Knitting this freelance universe together are the unions. Certainly some complain that their reps don’t do enough to protect them from exploitative producers or that the contracts give the bosses too much of the pie. These bosses are no less than the global corporations that control information, news, media and entertainment, and which are among the most powerful and influential entities on the planet: Disney (ABC), Viacom (Paramount), Time Warner (Warner Bros.), Sony (Columbia Pictures) CBS (Showtime), NBC Universal (A & E) and Rupert Murdoch’s News Corp. (Fox).
Why don’t these conglomerates follow the path of the rest of the corporate world and simply do away with their pesky American unions? Maybe the arcane jurisdictional structure of the Hollywood guilds are just too entrenched to untangle and discard. Or perhaps the status quo serves another important strata of the Hollywood “elite” – the directors, writers, actors, cinematographers, editors and others – who belong to, and help govern, these unions and guilds.
Though serious problems do hamper this system of representation, most members clearly recognize that without a union they’d be fodder for industry abuse. In fact, the global media giants who run these industries are always wagging their finger at the unions to remind them how eager other regions are for the work.
Nothing worries L.A.-based entertainment industry guilds more than “runaway production.” U.S. cities and states and foreign nations lure productions with tax incentives and state-of-the-art sound stages. Profit-driven capital, always seeking to reduce labor costs, pits region against region and nation against nation.
City and Southern California film promotion officials have tried to keep the work in town by making it easier to acquire permits for location shoots and calming neighborhood residents who feel invaded by film crews. That has worked to an extent, particularly when coupled with the advantages of easy access to L.A.’s large talent pool and existing infrastructure such as visual effects and editing facilities. But the question remains: Can this region compete head-on with increasingly generous incentives from North Carolina to New Zealand? (The issue is complicated by the fact that location shooting – which has largely replaced the studio back lot — in various regions in the U.S. and Canada may be covered under a union contract).

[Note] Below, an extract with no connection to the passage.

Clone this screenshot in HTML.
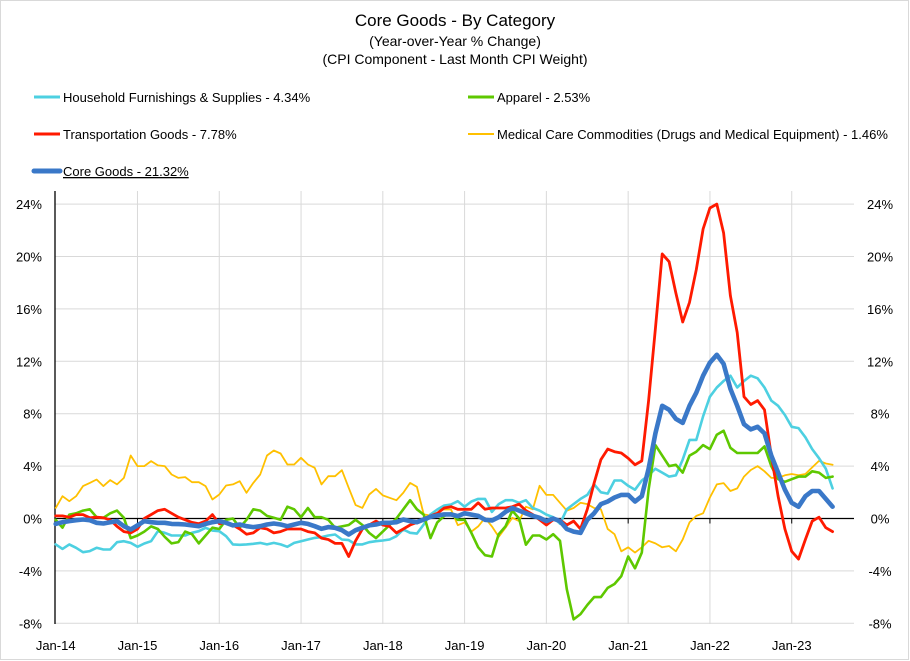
<!DOCTYPE html>
<html><head><meta charset="utf-8">
<style>
html,body{margin:0;padding:0;background:#fff;}
svg{display:block;font-family:"Liberation Sans",sans-serif;}
</style></head>
<body>
<svg id="chart" width="910" height="661" viewBox="0 0 910 661" xmlns="http://www.w3.org/2000/svg">
<rect x="0.5" y="0.5" width="908" height="659" fill="#fff" stroke="#d9d9d9"/>
<text x="455" y="26" text-anchor="middle" font-size="17" fill="#000">Core Goods - By Category</text>
<text x="455" y="46" text-anchor="middle" font-size="14" fill="#000">(Year-over-Year % Change)</text>
<text x="455" y="64" text-anchor="middle" font-size="14" fill="#000">(CPI Component - Last Month CPI Weight)</text>
<g font-size="13" fill="#000">
<g><line x1="34" y1="97" x2="60" y2="97" stroke="#4dd0e1" stroke-width="3"/><text x="63" y="102">Household Furnishings &amp; Supplies - 4.34%</text></g>
<g><line x1="468" y1="97" x2="494" y2="97" stroke="#5ec800" stroke-width="3"/><text x="497" y="102">Apparel - 2.53%</text></g>
<g><line x1="34" y1="134" x2="60" y2="134" stroke="#ff1a00" stroke-width="3"/><text x="63" y="139">Transportation Goods - 7.78%</text></g>
<g><line x1="468" y1="134" x2="494" y2="134" stroke="#ffc000" stroke-width="2"/><text x="497" y="139">Medical Care Commodities (Drugs and Medical Equipment) - 1.46%</text></g>
<g><line x1="34" y1="171" x2="60" y2="171" stroke="#3a78c8" stroke-width="5" stroke-linecap="round"/><text x="63" y="176" text-decoration="underline">Core Goods - 21.32%</text></g>
</g>
<g id="grid"></g>
<g id="axes"></g>
<g id="series"></g>
</svg>
<script>
const yearLabels = ["Jan-14","Jan-15","Jan-16","Jan-17","Jan-18","Jan-19","Jan-20","Jan-21","Jan-22","Jan-23"];
const yTicks = [-8,-4,0,4,8,12,16,20,24];
const household = [-1.98,-2.32,-1.98,-2.24,-2.57,-2.49,-2.24,-2.37,-2.37,-1.81,-1.73,-1.86,
-2.16,-1.91,-1.73,-0.97,-1.09,-1.30,-1.30,-1.30,-1.09,-0.97,-0.71,-0.92,
-0.97,-1.35,-1.98,-2.01,-1.98,-1.93,-1.86,-1.98,-1.86,-1.98,-2.16,-1.86,
-1.73,-1.60,-1.48,-1.42,-1.30,-1.22,-1.60,-1.65,-1.98,-1.98,-1.81,-1.73,
-1.68,-1.60,-1.35,-0.84,-1.09,-1.15,-0.46,0.31,0.69,0.99,1.07,1.32,
0.9,1.3,1.5,1.5,0.5,1.1,1.4,1.4,1.2,1.4,0.8,0.6,
0.3,0.1,-0.4,0.7,1.1,1.5,1.8,2.6,2.0,1.9,2.9,2.9,
2.5,2.2,2.9,3.3,3.8,3.5,3.2,3.3,4.5,6.0,6.0,7.8,
9.3,10.0,10.5,10.9,10.0,10.5,10.9,10.7,10.0,9.0,8.6,7.9,
7.0,6.9,6.2,5.3,4.6,3.8,2.3];
const apparel = [-0.1,-0.7,0.3,0.4,0.6,0.7,0.1,0.05,0.4,0.6,0.05,-1.5,
-1.3,-1.0,-0.6,-0.8,-1.4,-1.9,-1.8,-1.0,-1.2,-1.9,-1.3,-0.7,
-0.8,-0.1,0,-0.7,-0.1,0.7,0.6,0.2,0.05,-0.1,0.9,0.7,
0.1,0.8,0.1,0.1,-0.1,-0.7,-0.6,-0.5,-0.1,-0.5,-1.1,-1.5,
-1.0,-0.5,0,0.7,1.4,0.7,0.3,-1.5,-0.3,0.2,0.4,-0.1,
-0.1,-1.1,-2.2,-2.8,-2.9,-1.2,-0.6,0.6,0,-2.0,-1.3,-1.3,
-1.6,-1.2,-1.7,-5.4,-7.7,-7.3,-6.6,-6.0,-6.0,-5.3,-5.0,-4.4,
-2.9,-3.8,-2.6,2.2,5.6,4.8,4.0,4.1,3.5,4.8,5.1,5.6,
5.3,6.4,6.7,5.4,5.0,5.0,5.0,5.0,5.5,4.0,3.0,2.8,
3.0,3.2,3.2,3.6,3.5,3.1,3.2];
const transportation = [0.2,0.2,0.1,0.3,0.3,0.05,0.1,0.05,-0.1,-0.6,-1.0,-1.1,
-0.8,0,0.3,0.6,0.7,0.4,0.1,-0.1,-0.3,-0.4,-0.2,0.3,
-0.4,-0.3,-0.5,-0.8,-1.2,-1.1,-0.7,-0.8,-1.1,-1.0,-0.8,-0.8,
-0.8,-1.0,-1.1,-1.5,-1.6,-1.9,-1.9,-2.9,-1.7,-0.8,-0.5,-0.2,
-0.5,-0.6,-1.1,-0.8,-0.5,-0.3,0,0.2,0.4,0.8,0.9,0.7,
0.7,0.7,1.2,0.7,0.8,0.8,0.8,0.9,1.1,0.6,0.3,-0.1,
-0.5,-0.1,-0.1,-0.5,-0.2,-0.8,0.7,2.7,4.5,5.3,5.1,5.0,
4.6,4.1,4.4,9.0,14.5,20.2,19.6,17.2,15.0,16.5,19.0,22.1,
23.7,24.0,21.8,17.0,14.2,9.3,8.7,9.0,8.3,4.8,1.7,-0.8,
-2.5,-3.1,-1.6,-0.2,0.1,-0.7,-1.0];
const medical = [0.81,1.70,1.32,1.70,2.47,2.72,2.98,2.47,2.93,2.60,3.10,4.81,
4.00,4.00,4.38,4.05,4.00,3.36,3.10,3.16,2.77,2.77,2.47,1.45,
1.83,2.52,2.60,2.85,1.96,2.72,3.36,4.81,5.19,4.96,4.12,4.12,
4.63,4.12,3.87,2.60,3.23,3.23,3.69,2.34,1.02,0.81,1.83,2.26,
1.76,1.58,1.40,1.96,2.72,2.42,0.31,0.23,0.69,0.69,0.69,-0.51,
-0.3,-1.0,-0.6,0.05,-0.6,-1.4,-0.7,0.05,-0.2,0.9,0.7,2.5,
1.8,1.8,1.2,0.6,0.8,1.2,1.1,0.8,0.7,-0.8,-1.2,-2.5,
-2.2,-2.6,-2.2,-1.7,-1.9,-2.2,-2.1,-2.5,-1.6,-0.3,0.2,0.4,
1.6,2.6,2.7,2.1,2.3,3.2,3.7,4.0,3.6,3.1,3.1,3.3,
3.4,3.3,3.4,3.9,4.4,4.2,4.1];
const coreGoods = [-0.41,-0.28,-0.20,-0.13,-0.08,-0.13,-0.33,-0.38,-0.28,-0.20,-0.59,-0.84,
-0.53,-0.20,-0.28,-0.33,-0.33,-0.41,-0.43,-0.46,-0.53,-0.59,-0.41,-0.28,
-0.20,-0.33,-0.53,-0.46,-0.59,-0.66,-0.59,-0.46,-0.38,-0.46,-0.59,-0.46,
-0.33,-0.41,-0.59,-0.79,-0.66,-0.71,-0.89,-1.22,-0.89,-0.71,-0.53,-0.46,
-0.33,-0.33,-0.28,-0.08,-0.20,-0.28,-0.08,0.13,0.23,0.31,0.31,0.18,
0.4,0.3,0.2,-0.1,-0.15,0.1,0.5,0.8,0.6,0.4,0.2,0.05,
-0.2,0.0,-0.2,-0.8,-1.0,-1.1,-0.1,0.4,1.1,1.3,1.6,1.8,
1.8,1.3,1.7,3.8,6.5,8.6,8.3,7.6,7.3,8.6,9.6,10.9,
11.9,12.5,11.8,9.9,8.6,7.2,6.8,7.0,6.5,4.8,3.5,2.2,
1.2,0.9,1.7,2.1,2.1,1.5,0.9];

const NS="http://www.w3.org/2000/svg";
const X0=55.7, MONTH=6.815, PLOT_L=55, PLOT_R=854, PLOT_T=191, PLOT_B=624;
const xScale = m => X0 + m*MONTH;
const yScale = v => 518.5 - v*13.1;
function mk(tag, attrs, parent){const e=document.createElementNS(NS,tag);for(const k in attrs)e.setAttribute(k,attrs[k]);parent.appendChild(e);return e;}
const grid=document.getElementById('grid'), axes=document.getElementById('axes'), series=document.getElementById('series');

yTicks.forEach(t=>{
  const y=yScale(t);
  if(t!==0){const l=mk('line',{x1:PLOT_L,x2:PLOT_R,y1:y,y2:y,stroke:'#d9d9d9','stroke-width':1},grid);
  
  }
  const lbl=(t)+'%';
  const a=mk('text',{x:42,y:y+5,'text-anchor':'end','font-size':13,fill:'#000'},axes);a.textContent=lbl;
  
  
  const b=mk('text',{x:880,y:y+5,'text-anchor':'middle','font-size':13,fill:'#000'},axes);b.textContent=lbl;
  
  
});
yearLabels.forEach((lab,i)=>{
  const x=xScale(i*12);
  if(i>0){const g=mk('line',{x1:x,x2:x,y1:PLOT_T,y2:PLOT_B,stroke:'#d9d9d9','stroke-width':1},grid);
  
  }
  const tk=mk('line',{x1:x,x2:x,y1:yScale(0),y2:yScale(0)+5,stroke:'#000','stroke-width':1},axes);
  
  
  const t=mk('text',{x:x,y:650,'text-anchor':'middle','font-size':13,fill:'#000'},axes);t.textContent=lab;
  
  
});
const yAxis=mk('line',{x1:PLOT_L,x2:PLOT_L,y1:PLOT_T,y2:PLOT_B,stroke:'#000','stroke-width':1.3},axes);


const zero=mk('line',{x1:PLOT_L,x2:PLOT_R,y1:yScale(0),y2:yScale(0),stroke:'#000','stroke-width':1.3},axes);



function drawLine(arr,color,w,name){
  const pts=arr.map((v,i)=>xScale(i).toFixed(1)+','+yScale(v).toFixed(1)).join(' ');
  const p=mk('polyline',{points:pts,fill:'none',stroke:color,'stroke-width':w,'stroke-linejoin':'round','stroke-linecap':'round'},series);
  
  
}
drawLine(medical,'#ffc000',1.8,'medical-care-line');
drawLine(household,'#4dd0e1',2.6,'household-furnishings-line');
drawLine(apparel,'#5ec800',2.6,'apparel-line');
drawLine(transportation,'#ff1a00',2.8,'transportation-goods-line');
drawLine(coreGoods,'#3a78c8',4.6,'core-goods-line');
</script>
</body></html>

Nevertheless, L.A. remains ground zero for this industry and its unionized writers, artisans and actors who give this region a creative ambiance. Working with AFTRA – I helped build ties with political and labor leaders, and raised money for an annual awards event – widened my view of working actors and other talented professionals in that union which includes broadcast journalists, radio hosts, recording musicians, sportscasters, singers and more.Talk to a costume designer or a camera operator to get a sense of what really happens on the set. You’ll find that the view from the Hollywood working class is quite distinct from the manufactured “celebrity culture” used to sell the entertainment “product.”
Much is made of the contentious and sometimes vicious battles within and among Hollywood unions. The Writers Guild strike of 2007, for example (which some say helped establish a more equitable residuals formula), was criticized by many in the IA for causing an overall drop in industry jobs.
Maybe I’m naïve, but I prefer to look at the “big picture” regarding these conflicts. As I’ve watched union power diminish and disappear across the country, the infighting in Hollywood can be construed as a sign of life. While you can argue that brutal battles inside the labor movement simply serve the employer class, the approval by union members of the actors’ merger shows a willingness to adapt and fight on.
Finally, there’s been a significant shift, I think, in how entertainment industry performers, artisans and skilled technicians self-identify. The threat of out-sourcing, job-eliminating technologies, and corporate consolidation has propelled many members to understand that – no matter how big they are – they’re not immune to being crushed by the system; that even in their relatively privileged positions, they have a great deal in common with the rest of the region’s working-class.
Hollywood unions in fact have become a much more significant and visible part of the L.A. labor movement. Compared to 25 years ago, you’ll now find far more film and television union leaders and activists side-by-side at solidarity rallies with registered nurses, construction workers, fire fighters, janitors, supermarket clerks, flight attendants, housekeepers and public school teachers.
Above and below the line, unionized performers, grips, gaffers, keys and “best boys” – including many A-list actors, directors and writers – recognize the value and necessity of keeping this industry union. Macro economic trends and the sheer size and power of media conglomerates will exert ongoing pressure to weaken the collective nature of this workforce. But, for now at least, Hollywood holds the brand as America’s highest-profile union town.